> _Task instructions_
Could you write out every record below exactly, leaving out any pictures?

> _Data records_
━━━━

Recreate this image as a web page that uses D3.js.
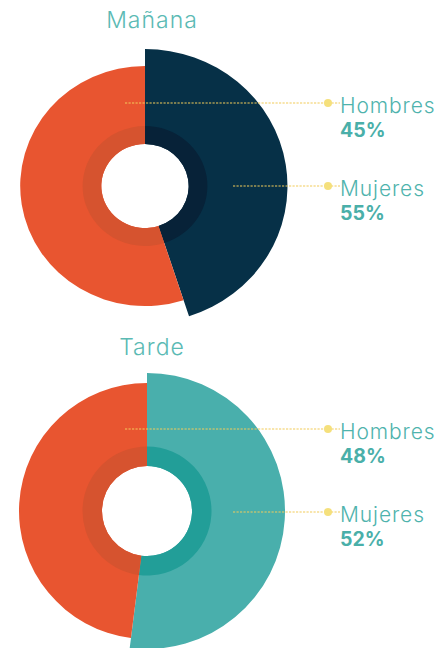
<!DOCTYPE html>
<html>
<head>
<meta charset="utf-8">
<script src="https://cdn.jsdelivr.net/npm/d3@7"></script>
<style>
  body { margin: 0; background: #fff; }
  text { font-family: Inter, "Open Sans", sans-serif; }
</style>
</head>
<body>
<div id="chart"></div>
<script>
// data
const titles = ['Mañana', 'Tarde'];
const categories = ['Hombres', 'Mujeres'];
const manana = [45, 55];
const tarde = [48, 52];
// which slice is drawn first (clockwise from 12 o'clock)
const mananaOrder = ['Hombres', 'Mujeres'];
const tardeOrder = ['Mujeres', 'Hombres'];

const width = 443, height = 648;

const svg = d3.select('#chart').append('svg')
    .attr('width', width)
    .attr('height', height);

const panels = [
  {title: titles[0], values: manana, order: mananaOrder,
   cx: 145, cy: 186, sx: 1.04, hole: 42, ring: 60,
   outer: {Hombres: 137, Mujeres: 120},
   colors: {Hombres: '#063047', Mujeres: '#e85530'},
   inner: {Hombres: '#072238', Mujeres: '#d6532f'}},
  {title: titles[1], values: tarde, order: tardeOrder,
   cx: 147, cy: 511, sx: 1, hole: 45, ring: 64.5,
   outer: {Hombres: 128, Mujeres: 138},
   colors: {Hombres: '#e85530', Mujeres: '#49afac'},
   inner: {Hombres: '#d6532f', Mujeres: '#229e98'}}
];

const labelY = [[103, 186], [429, 512]];
const lineStart = [125, 233];

panels.forEach((p, i) => {
  const data = p.order.map(k => ({key: k, value: p.values[categories.indexOf(k)]}));
  const pie = d3.pie().sort(null).value(d => d.value);
  const arcs = pie(data);

  const g = svg.append('g')
      .attr('transform', `translate(${p.cx},${p.cy}) scale(${p.sx},1)`);

  const outerArc = d3.arc()
      .innerRadius(p.hole)
      .outerRadius(d => p.outer[d.data.key]);
  const innerArc = d3.arc()
      .innerRadius(p.hole)
      .outerRadius(p.ring);

  g.selectAll('path.outer')
    .data(arcs)
    .join('path')
      .attr('class', 'outer')
      .attr('d', outerArc)
      .attr('fill', d => p.colors[d.data.key]);

  g.selectAll('path.inner')
    .data(arcs)
    .join('path')
      .attr('class', 'inner')
      .attr('d', innerArc)
      .attr('fill', d => p.inner[d.data.key]);

  // title
  svg.append('text')
      .attr('x', 152)
      .attr('y', p.cy - (i === 0 ? 158 : 156))
      .attr('text-anchor', 'middle')
      .attr('font-size', 23)
      .attr('font-weight', 300)
      .attr('letter-spacing', 1)
      .attr('fill', '#5bbab4')
      .text(p.title);

  // legend with leader lines
  categories.forEach((c, j) => {
    const y = labelY[i][j];
    svg.append('line')
        .attr('x1', lineStart[j]).attr('x2', 340)
        .attr('y1', y).attr('y2', y)
        .attr('stroke', '#f2cb5a')
        .attr('stroke-width', 1.2)
        .attr('stroke-dasharray', '2.2,1.3');
    svg.append('circle')
        .attr('cx', 328).attr('cy', y).attr('r', 4)
        .attr('fill', '#f5e07c');
    svg.append('text')
        .attr('x', 340).attr('y', y + 10)
        .attr('font-size', 21)
        .attr('font-weight', 300)
        .attr('letter-spacing', 0.9)
        .attr('fill', '#4fb3ad')
        .text(c);
    svg.append('text')
        .attr('x', 340).attr('y', y + 34)
        .attr('font-size', 19.5)
        .attr('font-weight', 700)
        .attr('fill', '#4aafa9')
        .text(p.values[j] + '%');
  });
});
</script>
</body>
</html>
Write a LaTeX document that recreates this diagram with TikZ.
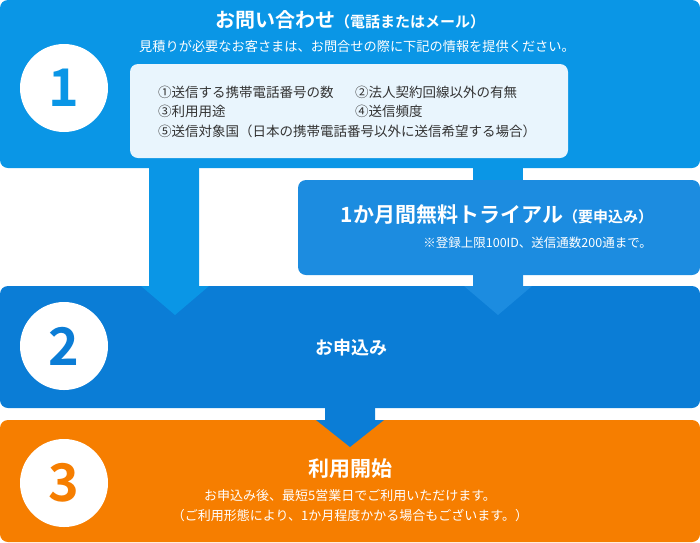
\documentclass[tikz,border=0pt]{standalone}
\usepackage{fontspec}
\setmainfont{Noto Sans CJK JP}[BoldFont={* Bold}]
\begin{document}
\begin{tikzpicture}[x=1pt,y=-1pt,
  num/.style={circle,fill=white,minimum size=88pt,inner sep=0pt,font=\bfseries\fontsize{52}{52}\selectfont},
  wt/.style={text=white,inner sep=0pt}]
\definecolor{cA}{HTML}{0A96E6}
\definecolor{cB}{HTML}{1C8CE0}
\definecolor{cC}{HTML}{0B7DD6}
\definecolor{cD}{HTML}{F67E00}
\definecolor{cL}{HTML}{E9F5FD}
\useasboundingbox (0,0) rectangle (700,542);
% boxes
\fill[cA,rounded corners=8pt] (0,0) rectangle (700,168);
\fill[cA] (473,160) rectangle (523,182);
\fill[cB,rounded corners=8pt] (298,180) rectangle (700,275);
\fill[cC,rounded corners=8pt] (0,286) rectangle (700,408);
\fill[cD,rounded corners=8pt] (0,420) rectangle (700,542);
% arrows
\fill[cA] (149,160) -- (199,160) -- (199,286) -- (209,286) -- (175,315) -- (141,286) -- (149,286) -- cycle;
\fill[cB] (473,270) -- (523,270) -- (523,286) -- (532,286) -- (498,315) -- (464,286) -- (473,286) -- cycle;
\fill[cC] (325,400) -- (375,400) -- (375,420) -- (384,420) -- (350,447) -- (316,420) -- (325,420) -- cycle;
% inner light box
\fill[cL,rounded corners=8pt] (130,64) rectangle (568,158);
% circles
\node[num,text=cA] (n1) at (64,88) {1};
\node[num,text=cC] (n2) at (64,346) {2};
\node[num,text=cD] (n3) at (64,483) {3};
% texts
\node[wt,font=\bfseries] (t1) at (350,20) {\fontsize{20}{24}\selectfont お問い合わせ\fontsize{15}{18}\selectfont（電話またはメール）};
\node[wt,font=\fontsize{13.2}{15}\selectfont] (s1) at (357,46) {見積りが必要なお客さまは、お問合せの際に下記の情報を提供ください。};
\begin{scope}[every node/.style={anchor=west,inner sep=0pt,text=black!80,font=\fontsize{13.5}{15}\selectfont}]
\node (l1) at (158,92) {①送信する携帯電話番号の数};
\node (l2) at (355,92) {②法人契約回線以外の有無};
\node (l3) at (158,111) {③利用用途};
\node (l4) at (355,111) {④送信頻度};
\node (l5) at (158,131) {⑤送信対象国（日本の携帯電話番号以外に送信希望する場合）};
\end{scope}
\node[wt,font=\bfseries] (t2) at (497,215) {\fontsize{21}{24}\selectfont 1か月間無料トライアル\fontsize{15}{18}\selectfont（要申込み）};
\node[wt,anchor=east,font=\fontsize{12.5}{14}\selectfont] (s2) at (652,243) {※登録上限100ID、送信通数200通まで。};
\node[wt,font=\bfseries\fontsize{18}{20}\selectfont] (t3) at (351,348) {お申込み};
\node[wt,font=\bfseries\fontsize{21}{24}\selectfont] (t4) at (350,469) {利用開始};
\node[wt,font=\fontsize{13}{15}\selectfont] (s4) at (350,496) {お申込み後、最短5営業日でご利用いただけます。};
\node[wt,font=\fontsize{13}{15}\selectfont] (s5) at (350,516) {（ご利用形態により、1か月程度かかる場合もございます。）};
\end{tikzpicture}
\end{document}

━━━━

> _Full answer_
Recreate this image as a web page that uses D3.js.
<!DOCTYPE html>
<html>
<head>
<meta charset="utf-8">
<script src="https://cdn.jsdelivr.net/npm/d3@7"></script>
<style>
  body { margin: 0; background: #fff; }
  text { font-family: Inter, "Open Sans", sans-serif; }
</style>
</head>
<body>
<div id="chart"></div>
<script>
// data
const titles = ['Mañana', 'Tarde'];
const categories = ['Hombres', 'Mujeres'];
const manana = [45, 55];
const tarde = [48, 52];
// which slice is drawn first (clockwise from 12 o'clock)
const mananaOrder = ['Hombres', 'Mujeres'];
const tardeOrder = ['Mujeres', 'Hombres'];

const width = 443, height = 648;

const svg = d3.select('#chart').append('svg')
    .attr('width', width)
    .attr('height', height);

const panels = [
  {title: titles[0], values: manana, order: mananaOrder,
   cx: 145, cy: 186, sx: 1.04, hole: 42, ring: 60,
   outer: {Hombres: 137, Mujeres: 120},
   colors: {Hombres: '#063047', Mujeres: '#e85530'},
   inner: {Hombres: '#072238', Mujeres: '#d6532f'}},
  {title: titles[1], values: tarde, order: tardeOrder,
   cx: 147, cy: 511, sx: 1, hole: 45, ring: 64.5,
   outer: {Hombres: 128, Mujeres: 138},
   colors: {Hombres: '#e85530', Mujeres: '#49afac'},
   inner: {Hombres: '#d6532f', Mujeres: '#229e98'}}
];

const labelY = [[103, 186], [429, 512]];
const lineStart = [125, 233];

panels.forEach((p, i) => {
  const data = p.order.map(k => ({key: k, value: p.values[categories.indexOf(k)]}));
  const pie = d3.pie().sort(null).value(d => d.value);
  const arcs = pie(data);

  const g = svg.append('g')
      .attr('transform', `translate(${p.cx},${p.cy}) scale(${p.sx},1)`);

  const outerArc = d3.arc()
      .innerRadius(p.hole)
      .outerRadius(d => p.outer[d.data.key]);
  const innerArc = d3.arc()
      .innerRadius(p.hole)
      .outerRadius(p.ring);

  g.selectAll('path.outer')
    .data(arcs)
    .join('path')
      .attr('class', 'outer')
      .attr('d', outerArc)
      .attr('fill', d => p.colors[d.data.key]);

  g.selectAll('path.inner')
    .data(arcs)
    .join('path')
      .attr('class', 'inner')
      .attr('d', innerArc)
      .attr('fill', d => p.inner[d.data.key]);

  // title
  svg.append('text')
      .attr('x', 152)
      .attr('y', p.cy - (i === 0 ? 158 : 156))
      .attr('text-anchor', 'middle')
      .attr('font-size', 23)
      .attr('font-weight', 300)
      .attr('letter-spacing', 1)
      .attr('fill', '#5bbab4')
      .text(p.title);

  // legend with leader lines
  categories.forEach((c, j) => {
    const y = labelY[i][j];
    svg.append('line')
        .attr('x1', lineStart[j]).attr('x2', 340)
        .attr('y1', y).attr('y2', y)
        .attr('stroke', '#f2cb5a')
        .attr('stroke-width', 1.2)
        .attr('stroke-dasharray', '2.2,1.3');
    svg.append('circle')
        .attr('cx', 328).attr('cy', y).attr('r', 4)
        .attr('fill', '#f5e07c');
    svg.append('text')
        .attr('x', 340).attr('y', y + 10)
        .attr('font-size', 21)
        .attr('font-weight', 300)
        .attr('letter-spacing', 0.9)
        .attr('fill', '#4fb3ad')
        .text(c);
    svg.append('text')
        .attr('x', 340).attr('y', y + 34)
        .attr('font-size', 19.5)
        .attr('font-weight', 700)
        .attr('fill', '#4aafa9')
        .text(p.values[j] + '%');
  });
});
</script>
</body>
</html>
Write a LaTeX document that recreates this diagram with TikZ.
\documentclass[tikz,border=0pt]{standalone}
\usepackage{fontspec}
\setmainfont{Noto Sans CJK JP}[BoldFont={* Bold}]
\begin{document}
\begin{tikzpicture}[x=1pt,y=-1pt,
  num/.style={circle,fill=white,minimum size=88pt,inner sep=0pt,font=\bfseries\fontsize{52}{52}\selectfont},
  wt/.style={text=white,inner sep=0pt}]
\definecolor{cA}{HTML}{0A96E6}
\definecolor{cB}{HTML}{1C8CE0}
\definecolor{cC}{HTML}{0B7DD6}
\definecolor{cD}{HTML}{F67E00}
\definecolor{cL}{HTML}{E9F5FD}
\useasboundingbox (0,0) rectangle (700,542);
% boxes
\fill[cA,rounded corners=8pt] (0,0) rectangle (700,168);
\fill[cA] (473,160) rectangle (523,182);
\fill[cB,rounded corners=8pt] (298,180) rectangle (700,275);
\fill[cC,rounded corners=8pt] (0,286) rectangle (700,408);
\fill[cD,rounded corners=8pt] (0,420) rectangle (700,542);
% arrows
\fill[cA] (149,160) -- (199,160) -- (199,286) -- (209,286) -- (175,315) -- (141,286) -- (149,286) -- cycle;
\fill[cB] (473,270) -- (523,270) -- (523,286) -- (532,286) -- (498,315) -- (464,286) -- (473,286) -- cycle;
\fill[cC] (325,400) -- (375,400) -- (375,420) -- (384,420) -- (350,447) -- (316,420) -- (325,420) -- cycle;
% inner light box
\fill[cL,rounded corners=8pt] (130,64) rectangle (568,158);
% circles
\node[num,text=cA] (n1) at (64,88) {1};
\node[num,text=cC] (n2) at (64,346) {2};
\node[num,text=cD] (n3) at (64,483) {3};
% texts
\node[wt,font=\bfseries] (t1) at (350,20) {\fontsize{20}{24}\selectfont お問い合わせ\fontsize{15}{18}\selectfont（電話またはメール）};
\node[wt,font=\fontsize{13.2}{15}\selectfont] (s1) at (357,46) {見積りが必要なお客さまは、お問合せの際に下記の情報を提供ください。};
\begin{scope}[every node/.style={anchor=west,inner sep=0pt,text=black!80,font=\fontsize{13.5}{15}\selectfont}]
\node (l1) at (158,92) {①送信する携帯電話番号の数};
\node (l2) at (355,92) {②法人契約回線以外の有無};
\node (l3) at (158,111) {③利用用途};
\node (l4) at (355,111) {④送信頻度};
\node (l5) at (158,131) {⑤送信対象国（日本の携帯電話番号以外に送信希望する場合）};
\end{scope}
\node[wt,font=\bfseries] (t2) at (497,215) {\fontsize{21}{24}\selectfont 1か月間無料トライアル\fontsize{15}{18}\selectfont（要申込み）};
\node[wt,anchor=east,font=\fontsize{12.5}{14}\selectfont] (s2) at (652,243) {※登録上限100ID、送信通数200通まで。};
\node[wt,font=\bfseries\fontsize{18}{20}\selectfont] (t3) at (351,348) {お申込み};
\node[wt,font=\bfseries\fontsize{21}{24}\selectfont] (t4) at (350,469) {利用開始};
\node[wt,font=\fontsize{13}{15}\selectfont] (s4) at (350,496) {お申込み後、最短5営業日でご利用いただけます。};
\node[wt,font=\fontsize{13}{15}\selectfont] (s5) at (350,516) {（ご利用形態により、1か月程度かかる場合もございます。）};
\end{tikzpicture}
\end{document}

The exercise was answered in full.